The latest stoppage was a "test balloon" from Moscow to see how Kazakhstan reacts to Moscow's interventions, said Alieva.
"I think the Kremlin is hoping for Kazakh leaders to give in to their demands and make concessions in possible negotiations. However, exerting pressure often brings undesired results, and countries in the region could begin looking for alternative alliances, markets and resources."
But alternatives to export routes via Russia are far and few between in Central Asia. Official talking points released from the Tokayev-Michel meeting in early July show the Kazakh president is seeking EU support for developing "alternative transcontinental corridors," including "an international trans-Caspian traffic route."
What Tokayev has in mind is an export route for Kazakh crude that would bypass Russia, leading along the Caspian Sea to Azerbaijan, where an existing pipeline connects the country with the Turkish Mediterranean port of Ceyhan. Kazakhstan already has minimal access to the so-called Baku-Tbilisi-Ceyhan pipeline, which is operated by a consortium of 11 energy companies and would have to be expanded.
Russian influence on Kazakh crude exports will remain "a big and lasting problem," said Krutikhin, because for the time being the existing alternatives cannot make up for the present CPC shortfalls.

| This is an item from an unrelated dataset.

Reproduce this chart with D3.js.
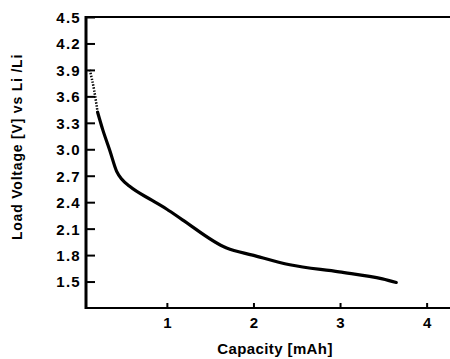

Kazakh oil increasingly important for the EU
Germany has been importing crude from Kazakhstan for more than two decades, with the country having increased its share of the German market steadily in recent years.
In 2021, the Central Asian nation became Germany's third-largest oil supplier behind the United States and Russia. Figures for the EU as a whole show Kazakh oil has a market share of 7.5% making the country the bloc's fifth-largest supplier in 2019.
Kazakhstan is attaining even bigger importance with European sanctions on Russian oil expected to kick in on December 5 and the G7 group of industrialized countries considering a price cap on Moscow's crude exports.
Oxford University's Krutikhin said he doesn't expect massive repercussions for the European oil market should flows from Kazakhstan remain curtailed for longer. Supplies to EU refineries could be affected though, he said and added, "it's difficult to make an assessment because for now there is no shortage of oil on the world market."